The Millers can’t use the fridge. It won’t cool. They notified the rental company on January second, and they expected a quick solution.

“A fridge isn’t a luxury item,” Miller explained.

But she’s been without one for weeks.  The January snow storm prohibited anyone from making the house call the first week Christine noticed the problem. So during those cold days, she put perishable foods on the porch and waited.   Now what’s left of those perishables sit in coolers and fill a mini fridge provided by the rental company, Daniel Ravenel Real Estate.

“For a family of three this is not working,” she said.   Not having a refrigerator means she has to shop for meals every day, because she has nowhere to store groceries.  As a working mom, it’s been an extra strain on an already busy parent, she told News 2.  It’s also been expensive since she can’t shop in bulk.

Count on 2 took her concerns to Daniel Ravenel Real Estate.

“My understanding is that it’s the compressor that’s defective,” Real Estate agent Edgar Mitchell explained.

Mitchell blamed the delay of getting a new fridge on the manufacturer.  He also said the warranty isn’t being honored.

“We are very sorry this happened. We don’t like to see this happen, but we are doing everything we can to fix this problem,” he explained.

For Christine, the only acceptable fix would be a full size second fridge until the rental company works out the warranty.

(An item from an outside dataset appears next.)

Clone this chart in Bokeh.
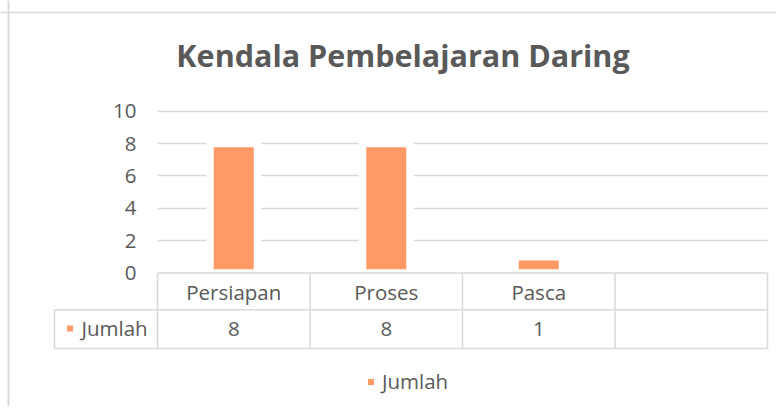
from bokeh.plotting import figure
from bokeh.models import (Range1d, LinearAxis, FixedTicker, Grid, Span, Label,
                          Legend, LegendItem)
from bokeh.embed import file_html
from bokeh.resources import INLINE
from bokeh.core.properties import value

# ---------------- data ----------------
title_text = "Kendala Pembelajaran Daring"
categories = ["Persiapan", "Proses", "Pasca", ""]
values = [8, 8, 1, None]
series_name = "Jumlah"
y_ticks = [0, 2, 4, 6, 8, 10]

# ---------------- style ----------------
FONT = "Open Sans"
FS = "20.5px"
GREY = "#595959"
LINE = "#D9D9D9"
ORANGE = "#FF9966"

W, H = 776, 406
PX = 152.5               # pixels per category
PY = 16.18               # pixels per y unit
X0_PAGE, Y0_PAGE = 157.0, 272.5
DY = 7.2                 # baseline compensation for 20.5px text


def xd(px):
    return (px - X0_PAGE) / PX


def yd(py):
    return (Y0_PAGE - py) / PY


p = figure(width=W, height=H, output_backend="svg", toolbar_location=None,
           x_range=Range1d(xd(0), xd(W)), y_range=Range1d(yd(H), yd(0)),
           x_axis_type=None, y_axis_type=None, min_border=0,
           outline_line_color=None, background_fill_color="white",
           border_fill_color="white")

# chart border (left and top visible)
p.add_layout(Span(location=xd(8), dimension="height", line_color=LINE, line_width=2))
p.add_layout(Span(location=yd(12), dimension="width", line_color=LINE, line_width=1.5))

n = len(categories)

# horizontal gridlines
grid = Grid(dimension=1, ticker=FixedTicker(ticks=[t for t in y_ticks if t > 0]),
            cross_bounds=(0, n), grid_line_color=LINE, grid_line_width=1.5)
p.add_layout(grid)

# y axis placed at the plot-area edge
yaxis = LinearAxis(ticker=FixedTicker(ticks=y_ticks), fixed_location=0,
                   axis_line_color=None, major_tick_line_color=None,
                   minor_tick_line_color=None, major_tick_out=0, major_tick_in=0,
                   major_label_standoff=21,
                   major_label_text_font=FONT, major_label_text_font_size=FS,
                   major_label_text_color=GREY)
p.add_layout(yaxis, "left")

# bars
bx = [i + 0.5 for i, v in enumerate(values) if v is not None]
bt = [v for v in values if v is not None]
p.vbar(x=bx, top=bt, bottom=0, width=47.5 / PX, fill_color=ORANGE,
       line_color="white", line_width=7.5)

# data table lines
row1 = yd(309.3)
row2 = yd(348.0)
left = xd(54)
x0s, y0s, x1s, y1s = [], [], [], []
for (a, b, c, d) in [(0, 0, n, 0), (left, row1, n, row1), (left, row2, n, row2),
                     (left, row1, left, row2)]:
    x0s.append(a); y0s.append(b); x1s.append(c); y1s.append(d)
for i in range(n + 1):
    x0s.append(i); y0s.append(0); x1s.append(i); y1s.append(row2)
p.segment(x0=x0s, y0=y0s, x1=x1s, y1=y1s, line_color=LINE, line_width=1.5)

# data table texts
cx = [i + 0.5 for i in range(n)]
p.text(x=cx, y=[yd(298.5 - DY)] * n, text=categories, text_align="center",
       text_baseline="alphabetic", text_font=value(FONT), text_font_size=FS,
       text_color=GREY)
p.text(x=cx, y=[yd(335.3 - DY)] * n, text=["" if v is None else str(v) for v in values],
       text_align="center", text_baseline="alphabetic", text_font=value(FONT),
       text_font_size=FS, text_color=GREY)

# series key inside the data table
mk = p.scatter(x=[xd(69.5)], y=[yd(328.0)], marker="square", size=6,
               fill_color=ORANGE, line_color=None)
p.text(x=[xd(81.0)], y=[yd(335.0 - DY)], text=[series_name], text_align="left",
       text_baseline="alphabetic", text_font=value(FONT), text_font_size=FS,
       text_color=GREY)

# title
p.add_layout(Label(x=xd(402.5), y=yd(67.3 - 12.5), text=title_text, text_align="center",
                   text_baseline="alphabetic", text_font=FONT, text_font_style="bold",
                   text_font_size="30.5px", text_color=GREY))

# bottom legend
leg_bottom = Legend(items=[LegendItem(label=series_name, renderers=[mk])],
                    location=(363, 11), glyph_width=15, glyph_height=15,
                    label_standoff=4, padding=0, margin=0,
                    border_line_color=None, background_fill_alpha=0,
                    label_text_font=FONT, label_text_font_size=FS,
                    label_text_color=GREY)
p.add_layout(leg_bottom)

open("out.html", "w").write(file_html(p, INLINE))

And it’s her right to have one.

Under the state law, landlords must provide running water, both hot and cold, and heat. Electric, gas, plumbing, sanitation, and ventilation are also legal requirements. Appliances, including elevators, must be kept in working condition.  Air conditioning is only required if there is a system already in place when a tenant moves into a property. Under the law, landlords must make all repairs and do whatever is reasonably necessary to put and keep the premises in a “fit and habitable” condition.  Landlords are required to make sure appliances are working or fixed in a timely manner.

“Three weeks is long enough,” Christine told News 2.

After News 2 exposed the problem, the Millers got a new refrigerator.    Daniel Ravenel Real Estate paid for a new, temporary fridge which was delivered the day we spoke with the Millers.